My Code Looks like somethings -

# Cloud file options for CSV files
cloud_file_options_csv = {
"cloudFiles.format": "csv",
"header": "true"
}

# Define the path to your files in ADLS
file_path = "path_to_adls_location/*"

@dlt.view(name="employee_stg")
def stg_employee():
df = (
spark.readStream
.format("cloudFiles")
.options(**cloud_file_options_csv)
.load(file_path)
)

from datetime import datetime
use_time = datetime.now().strftime("%Y-%m-%d %H:%M:%S")
audit_handler = AuditHandler(use_time)
final_df = audit_handler.addAuditColumns(df, ["ID"])

if spark._jsparkSession.catalog().tableExists("catalog_name.schema_name.silver_employee"):
existing_df = spark.sql("SELECT * FROM catalog_name.schema_name.silver_employee")
# or existing_df = spark.read.table("catalog_name.schema_name.silver_employee")
# or existing_df = spark.readStream.table("catalog_name.schema_name.silver_employee")
# I tried with all above approaches also
final_df = update_created_datetime(existing_df, final_df, ["ID"])

return final_df

dlt.create_streaming_table(
name="silver_employee",
comment="Silver table for employee data with SCD Type 1."
)

dlt.apply_changes(
target="silver_employee",
source="employee_stg",
stored_as_scd_type=1,
keys=["ID"],
sequence_by="DATE"
)

Error -

NandiniN · ‎10-31-2024

Hi @yvishal519

Avoid Circular Dependency: The employee_stg view should not directly reference the silver_employee table. Instead, the apply_changes function will handle the merging logic.
Use LIVE Keyword: Ensure that the source table in apply_changes is referenced with the LIVE keyword.
Audit Columns: The __CreatedDateTime and __UpdatedDateTime columns are managed within the apply_changes function to ensure correct handling of timestamps.

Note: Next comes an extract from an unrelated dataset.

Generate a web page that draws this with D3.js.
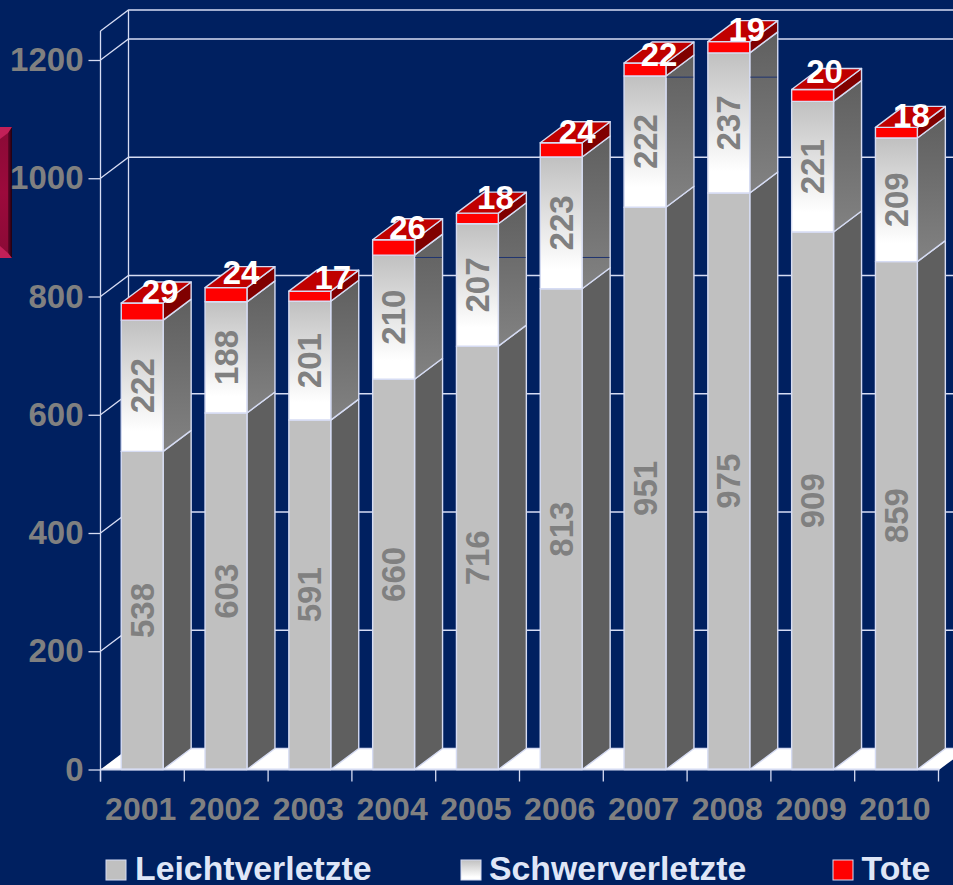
<!DOCTYPE html>
<html><head><meta charset="utf-8">
<script src="https://d3js.org/d3.v7.min.js"></script>
<style>html,body{margin:0;padding:0;background:#002060;overflow:hidden}svg{display:block}</style>
</head><body><svg id="c" width="953" height="885"></svg>
<script>
const years = ["2001","2002","2003","2004","2005","2006","2007","2008","2009","2010"];
const leicht = [538,603,591,660,716,813,951,975,909,859];
const schwer = [222,188,201,210,207,223,222,237,221,209];
const tote = [29,24,17,26,18,24,22,19,20,18];
const yTicks = [0,200,400,600,800,1000,1200];
const legendLabels = ["Leichtverletzte","Schwerverletzte","Tote"];

// layout only: nudges of the white labels, as placed in the original
const toteNudgeX = [18,15,23,14,18,16,14,18,12,15];
const toteNudgeY = [-12,-15.6,-14,-12.7,-16,-11.7,-8,-12.6,-18.5,-12];

const W=953,H=885,LINE="#d6dcf3",GRAY="#808080",FONT="'Liberation Sans',Arial,sans-serif";
const DX=28,DY=-21;
const svg=d3.select("#c");
const x=d3.scaleBand().domain(years).range([100.3,938.3]).paddingInner(0.5).paddingOuter(0.25);
const y=d3.scaleLinear().domain([0,1200]).range([769.5,60]);
const yTop=y.invert(31);

const defs=svg.append("defs");
function lin(id,stops,horizontal){const g=defs.append("linearGradient").attr("id",id).attr("x1",0).attr("y1",0).attr("x2",horizontal?1:0).attr("y2",horizontal?0:1);
  stops.forEach(s=>g.append("stop").attr("offset",s[0]).attr("stop-color",s[1]));}
lin("front",[[0,"#c0c0c0"],[0.85,"#ffffff"],[1,"#ffffff"]]);
lin("side",[[0,"#5f5f5f"],[1,"#828282"]]);
lin("box",[[0,"#8a0a36"],[0.5,"#9c0a3c"],[1,"#8a0a36"]]);
lin("boxEdge",[[0,"#6a0628"],[1,"#1c0010"]],true);

svg.append("rect").attr("width",W).attr("height",H).attr("fill","#002060");
const poly=(pts)=>pts.map(p=>p.join(",")).join(" ");

// decorative box at the left edge
svg.append("rect").attr("x",0).attr("y",127).attr("width",12).attr("height",131).attr("fill","url(#box)");
svg.append("rect").attr("x",8).attr("y",127).attr("width",4).attr("height",131).attr("fill","url(#boxEdge)");
svg.append("polygon").attr("points",poly([[0,127],[12,127],[8,133],[0,139]])).attr("fill","#c22058");
svg.append("polygon").attr("points",poly([[0,258],[12,258],[8,253],[0,246]])).attr("fill","#c22058");

// floor
const x0=100.5,x1=939.5,yb=y(0);
svg.append("polygon").attr("points",poly([[x0,yb],[x0+DX,yb+DY],[x1+DX,yb+DY],[x1,yb]])).attr("fill","#fff");
svg.append("line").attr("x1",x0+DX).attr("x2",W).attr("y1",yb+DY).attr("y2",yb+DY).attr("stroke",LINE).attr("stroke-width",1.3);

// walls and gridlines
const grid=svg.append("g").attr("fill","none").attr("stroke",LINE).attr("stroke-width",1.3);
const wallVals=yTicks.filter(d=>d>0).concat([yTop]);
wallVals.forEach(v=>{
  grid.append("path").attr("d",`M${x0},${y(v)}L${x0+DX},${y(v)+DY}L${W+5},${y(v)+DY}`);
});
grid.append("line").attr("x1",x0).attr("x2",x0).attr("y1",y(yTop)).attr("y2",yb+12);
grid.append("line").attr("x1",x0+DX).attr("x2",x0+DX).attr("y1",y(yTop)+DY).attr("y2",yb+DY);

// bars
const series=[
 {vals:leicht,front:"#c0c0c0",side:"#5f5f5f",top:"#c0c0c0"},
 {vals:schwer,front:"url(#front)",side:"url(#side)",top:"#c0c0c0"},
 {vals:tote,front:"#ff0000",side:"#800000",top:"#c00000"}
];
const bars=svg.append("g");
const darkSpans=[[3,5,866],[6,7,1171]];
years.forEach((yr,i)=>{
  const g=bars.append("g");
  const l=x(yr),w=x.bandwidth(),r=l+w;
  let base=0;
  series.forEach((s,k)=>{
    const a=y(base),b=y(base+s.vals[i]);
    base+=s.vals[i];
    const st={stroke:LINE,"stroke-width":1.4,"stroke-linejoin":"round"};
    const sidePoly=g.append("polygon").attr("points",poly([[r,a],[r+DX,a+DY],[r+DX,b+DY],[r,b]])).attr("fill",s.side);
    const front=g.append("rect").attr("x",l).attr("y",b).attr("width",w).attr("height",a-b).attr("fill",s.front);
    [sidePoly,front].forEach(e=>Object.entries(st).forEach(([n,v])=>e.attr(n,v)));
    if(k===2){
      const t=g.append("polygon").attr("points",poly([[l,b],[l+DX,b+DY],[r+DX,b+DY],[r,b]])).attr("fill",s.top);
      Object.entries(st).forEach(([n,v])=>t.attr(n,v));
    }
  });
  darkSpans.filter(d=>i>=d[0]&&i<=d[1]).forEach(d=>{
    g.append("line").attr("x1",r+0.7).attr("x2",r+DX-0.7).attr("y1",y(d[2])).attr("y2",y(d[2])).attr("stroke","#1f3470").attr("stroke-width",1);
  });
});

// value labels
const labels=svg.append("g").attr("font-family",FONT).attr("font-weight","bold").attr("font-size",33);
years.forEach((yr,i)=>{
  const cx=x(yr)+x.bandwidth()/2;
  const mids=[y(leicht[i]/2),y(leicht[i]+schwer[i]/2)];
  [leicht[i],schwer[i]].forEach((v,k)=>{
    labels.append("text").text(v).attr("fill",GRAY).attr("text-anchor","middle").attr("dominant-baseline","central")
      .attr("transform",`translate(${cx},${mids[k]}) rotate(-90)`);
  });
  const top=y(leicht[i]+schwer[i]+tote[i]);
  labels.append("text").text(tote[i]).attr("fill","#fff").attr("text-anchor","middle").attr("dominant-baseline","central")
    .attr("x",cx+toteNudgeX[i]).attr("y",top+toteNudgeY[i]);
});

// axes
const yAxis=d3.axisLeft(y).tickValues(yTicks).tickSize(12).tickPadding(5).tickFormat(d3.format("d"));
const ya=svg.append("g").attr("transform",`translate(${x0},0)`).call(yAxis);
ya.select(".domain").remove();
ya.selectAll("line").attr("stroke",LINE).attr("stroke-width",1.3);
ya.selectAll("text").attr("fill",GRAY).attr("font-family",FONT).attr("font-weight","bold").attr("font-size",33);

svg.append("line").attr("x1",x0).attr("x2",x1).attr("y1",yb).attr("y2",yb).attr("stroke",LINE).attr("stroke-width",2);
const xAxis=d3.axisBottom(x).tickSize(0).tickPadding(28);
const xa=svg.append("g").attr("transform",`translate(-1.5,${yb})`).call(xAxis);
xa.select(".domain").remove();
xa.selectAll("text").attr("fill",GRAY).attr("font-family",FONT).attr("font-weight","bold").attr("font-size",32);
const tickG=svg.append("g").attr("stroke",LINE).attr("stroke-width",1.3);
d3.range(0,years.length+1).forEach(i=>{
  const tx=x0+i*x.step();
  tickG.append("line").attr("x1",tx).attr("x2",tx).attr("y1",yb).attr("y2",yb+12);
});

// legend
const legendX=[106,461,833],legendText=[135,489,861.5],swatches=["#c0c0c0","url(#front)","#ff0000"];
legendLabels.forEach((t,i)=>{
  svg.append("rect").attr("x",legendX[i]).attr("y",860).attr("width",20).attr("height",20)
    .attr("fill",swatches[i]).attr("stroke",LINE).attr("stroke-width",1);
  svg.append("text").text(t).attr("x",legendText[i]).attr("y",880).attr("fill","#dfe6f7")
    .attr("font-family",FONT).attr("font-weight","bold").attr("font-size",33.8);
});
</script></body></html>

This approach should help you avoid the circular dependency issue and correctly manage the audit columns in your DLT pipeline.

Docs - https://docs.databricks.com/en/delta-live-tables/cdc.html

Thanks!

RBlum · ‎01-02-2025

I don't see where or how the __CreatedDateTime and __UpdateDateTime columns are managed within the apply_changes function. I understand __Start_At and __End_At when Type 2 is used but am not seeing what you imply. Would you expand on this in your reply?

Audit Columns: The __CreatedDateTime and __UpdatedDateTime columns are managed within the apply_changes function to ensure correct handling of timestamps.

RBlum · ‎01-06-2025

Hi @NandiniN - I did not mention you in the above reply though had meant to. I would appreciate if you had ability to provide a follow up.

"I don't see where or how the __CreatedDateTime and __UpdateDateTime columns are managed within the apply_changes function. I understand __Start_At and __End_At when Type 2 is used but am not seeing what you imply. Would you expand on this in your reply?

Audit Columns: The __CreatedDateTime and __UpdatedDateTime columns are managed within the apply_changes function to ensure correct handling of timestamps."

NandiniN · ‎01-08-2025

Hi @RBlum ,

The original author of this ticket had mentioned.

n addition, we are adding four audit columns:

__KeyHash: A hash generated from the primary key columns.
__RowHash: A hash generated from all non-audit columns to track changes.
__CreatedDateTime: A timestamp indicating when the row was initially created.
__UpdatedDateTime: A timestamp indicating when the row was last updated.

RBlum · ‎01-13-2025

Hi @yvishal519
Did you end up finding that the " __CreatedDateTime and __UpdatedDateTime columns are managed as expected within the apply_changes function to ensure correct handling of timestamps." as @NandiniN had replied originally OR are you managing the values in your own function outside of apply_changes? Either way can you provide some details in examples?
This has been confusing to me as I find that the lack of Create Date Time and Update Date Time within the apply_changes.

NandiniN · ‎01-17-2025

Hi @RBlum , what's your use case? Are you not able to find __CreatedDateTime and __UpdatedDateTime columns and that's what your concern is, or some other challenge?

RBlum · ‎01-17-2025

When a SCD Type 1 is processed using the APPLY CHANGES INTO (or APPLY FROM SNAPSHOT) APIs there are not columns like the "__CreatedDateTime" and "__UpdatedDateTime" automatically created in the structure and maintained through the APPLY.
That is unlike the SCD Type 2 where "__START_AT" and "__END_AT" columns are automatically created in the table structure and maintained through the APPLY.

The use case for having the SCD Type 1 including the something like an automated __START_AT (original creation of the record .. which does not change) and __UPDATE_AT (from latest update of the record) is that it would allow simple identification of what records were first created and last changed which can be utilized downstream or to summarize the activity within the object since previously run.

yvishal519 · ‎01-21-2025

@NandiniN @RBlum

I haven’t found an ideal solution for handling audit columns effectively in Databricks Delta Live Tables (DLT) when implementing SCD Type 1. It seems there’s no straightforward way to incorporate these columns into the apply_changes function for this scenario.

That said, I completely agree with the previous response from @RBlum this scenario is indeed feasible when implementing SCD Type 2 with Databricks DLT.

If anyone has insights or workarounds for handling audit columns in SCD1, I’d love to hear your thoughts!